Konuşmasına başlarken iktidarın, muhalefet partilerinin yaptığı eleştirileri devlete yönelik eleştiriler olarak nitelendirmesinden rahatsızlık duyduğunu belirterek başlayan Öneş Derici, “Konuşmama başlamadan önce rahatsız olduğum bir hususu çok kısa olarak dile getirmek istiyorum, bu bir süredir hem Genel Kurul konuşmalarında hem de bugünkü bütçe konuşmalarında yaptığım bir tespit. Şöyle ki; muhalefet partisi olarak bizler, milletimizden aldığımız görevle iktidarı doğru yönlendirmek, katkı sağlamak ya da eleştirmekle yükümlüyüz. Bununla birlikte, bazı iktidar vekillerimiz yaptığımız eleştirileri devlete yönelik eleştiriler olarak tanımlamakta. İktidar ve devlet bambaşka iki şey; bugün siz iktidar olursunuz, yarın biz oluruz; bugün siz burada oturursunuz, yarın biz orada otururuz. Burada önemli olan milletimizin ve devletimizin menfaatleridir. Yaptığımız her eleştiri milletimizin ve devletimizin daha yukarı çıkması içindir. Bu hususu, ‘iktidar’ ve ‘devlet’ kavramlarının birbirinden ayrılması gerektiğini vurgulamak isterim” diye konuştu.

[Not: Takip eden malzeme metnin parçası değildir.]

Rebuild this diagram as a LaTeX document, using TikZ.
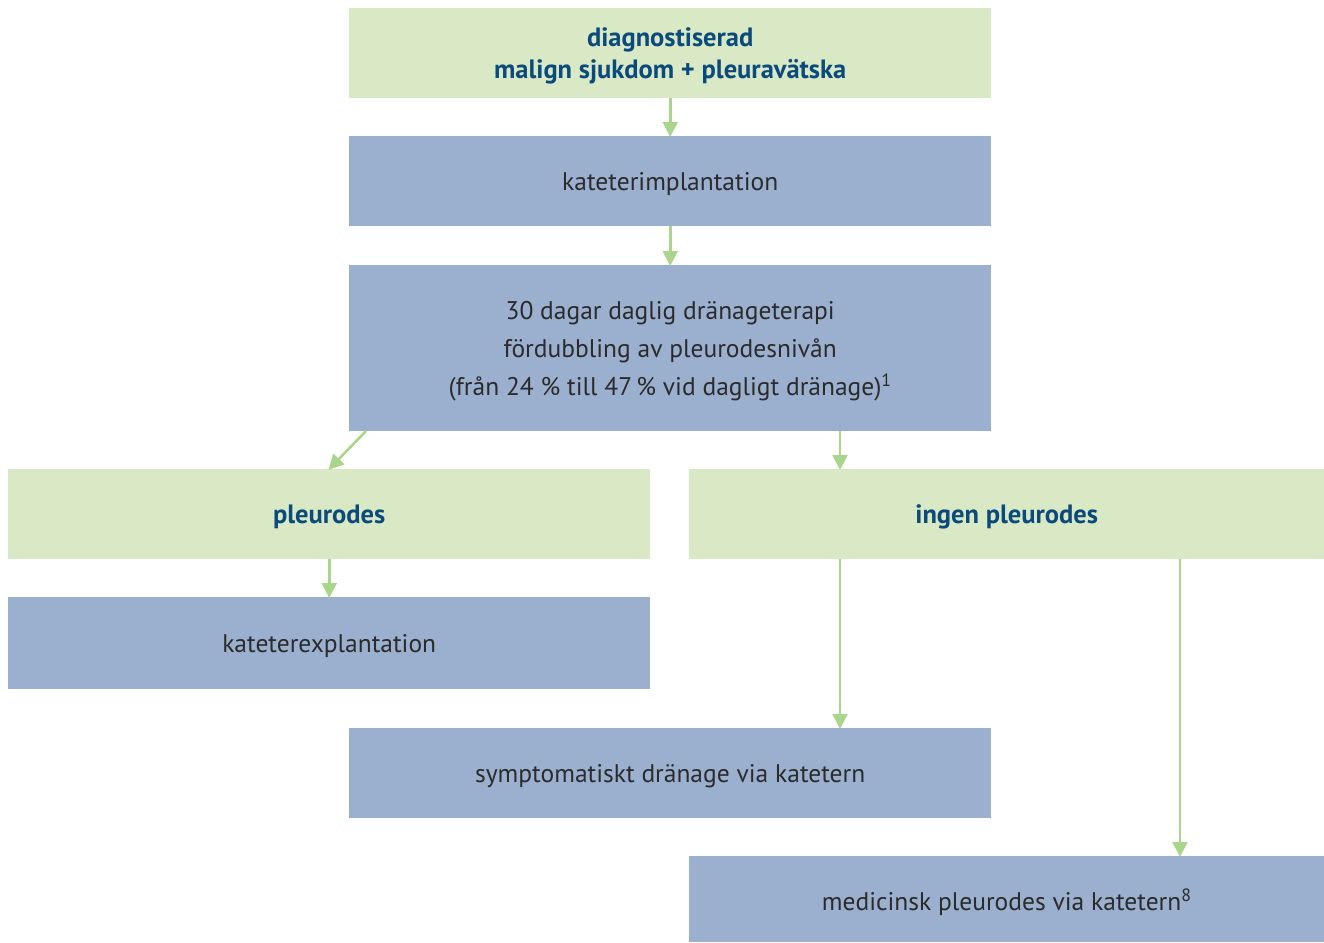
\documentclass[tikz,border=0pt]{standalone}
\usepackage{fontspec}
\setmainfont{PT Sans}
\usetikzlibrary{arrows.meta}
\definecolor{gfill}{HTML}{D9E9C5}
\definecolor{bfill}{HTML}{9BAFCF}
\definecolor{dblue}{HTML}{0B4A7C}
\definecolor{tgray}{HTML}{2B2B2B}
\definecolor{arrg}{HTML}{A9D68C}
\tikzset{
  box/.style={anchor=north west, inner sep=0pt, align=center, text depth=0pt, font=\fontsize{25.5}{38}\selectfont, text=tgray},
  gbox/.style={box, fill=gfill, text=dblue, font=\fontsize{26.5}{32}\selectfont\bfseries},
  bbox/.style={box, fill=bfill},
  arr/.style={draw=arrg, line width=2.6pt, -{Triangle[width=15pt,length=15pt]}, shorten >=-1pt}
}
\begin{document}
\begin{tikzpicture}[x=1pt,y=-1pt]
\useasboundingbox (0,0) rectangle (1324,942);
\node[gbox, minimum width=642pt, minimum height=90pt] (dx) at (349,8) {diagnostiserad\\malign sjukdom + pleuravätska};
\node[bbox, minimum width=642pt, minimum height=90pt] (ki) at (349,136) {kateterimplantation};
\node[bbox, minimum width=642pt, minimum height=166pt] (dr) at (349,265) {30 dagar daglig dränageterapi\\fördubbling av pleurodesnivån\\(från 24~\% till 47\,\% vid dagligt dränage)\textsuperscript{1}};
\node[gbox, minimum width=642pt, minimum height=90pt] (pl) at (8,469) {pleurodes};
\node[gbox, minimum width=635pt, minimum height=90pt] (ip) at (689,469) {ingen pleurodes};
\node[bbox, minimum width=642pt, minimum height=92pt] (ke) at (8,597) {kateterexplantation};
\node[bbox, minimum width=642pt, minimum height=90pt] (sy) at (349,728) {symptomatiskt dränage via katetern};
\node[bbox, minimum width=635pt, minimum height=86pt] (me) at (689,856) {medicinsk pleurodes via katetern\textsuperscript{8}};
\coordinate (d1) at (366,431);
\coordinate (d2) at (840,431);
\coordinate (d3) at (840,469);
\coordinate (s1) at (840,559);
\coordinate (s2) at (840,728);
\coordinate (m1) at (1180,559);
\coordinate (m2) at (1180,856);
\draw[arr] (dx.south) -- (ki.north);
\draw[arr] (ki.south) -- (dr.north);
\draw[arr] (d1) -- (pl.north);
\draw[arr] (d2) -- (d3);
\draw[arr] (pl.south) -- (ke.north);
\draw[arr] (s1) -- (s2);
\draw[arr] (m1) -- (m2);
\end{tikzpicture}
\end{document}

“DEPREM YARALARINI SARAMADIK”
Muhalefet partilerinin iktidarı eleştirme sorumluluğu olduğuna vurgu yapan Öneş Derici, savunma sanayii ve güvenlik kurumlarının geliştirilmesini takdir ederken, Türkiye Cumhuriyeti'nin itibarının başka alanlara da bağlı olduğuna dikkat çekerek, demokrasi ve adalet sistemindeki sorunlar, adaletsiz gelir dağılımı, derin yoksulluk problemi ve kontrol edilemeyen enflasyon ve işsizlik problemlerini hatırlattı.
"Bugün yaşadığımız korkunç deprem felaketinin yaralarını saramadığımız ve hâlen insanlarımızın bir kışı daha çadırda geçirmek zorunda olduğu gerçeğini kabul etmek ve bununla yüzleşmek zorundayız" diyen Öneş Derici, depremzedelerin yanısıra, toplumun büyük bir kesiminin temel ihtiyaçlarını karşılayamadığını ve hak ettiği hayatı yaşayamadığını belirtti. Aynı zamanda seçim bölgesi olan Muğla’nın ülkenin gelirine ciddi bir katkı sağladığı halde hak ettiği bütçeleri alamadığını vurguladı.
“TÜRKİYE YÜZYILI BU DEĞİL”
Vatandaşın vergilerinin nereye harcandığının halk ile şeffaf bir şekilde paylaşılmadığını dile getiren Süreyya Öneş Derici, şeffaf ve denetlenebilir bir bütçenin demokrasinin temeli olduğunu söyledi. Öneş Derici, konuşmasına son verirken Adalet ve Kalkınma Partisi’nin sık sık dile getirdiği ‘Türkiye Yüzyılı’ ibaresine değindi ve “Unutulmamalıdır ki; Türkiye markasından ve Türkiye Yüzyılı'ndan bahsedebilmek için, aynı zamanda devletimizin güçlü bir devlet olabilmesi için, ülkeyi yönetme adına milletten onay almış iktidarın ilk görevi, önce vatandaşlarımızın temel insani ihtiyaçlarını karşılamaktır. Ancak ve ancak güçlü bir ekonomi, demokrasi ve hukukun üstünlüğüyle ‘büyük Türkiye’ ibaresinden bahsedilebilecektir” dedi.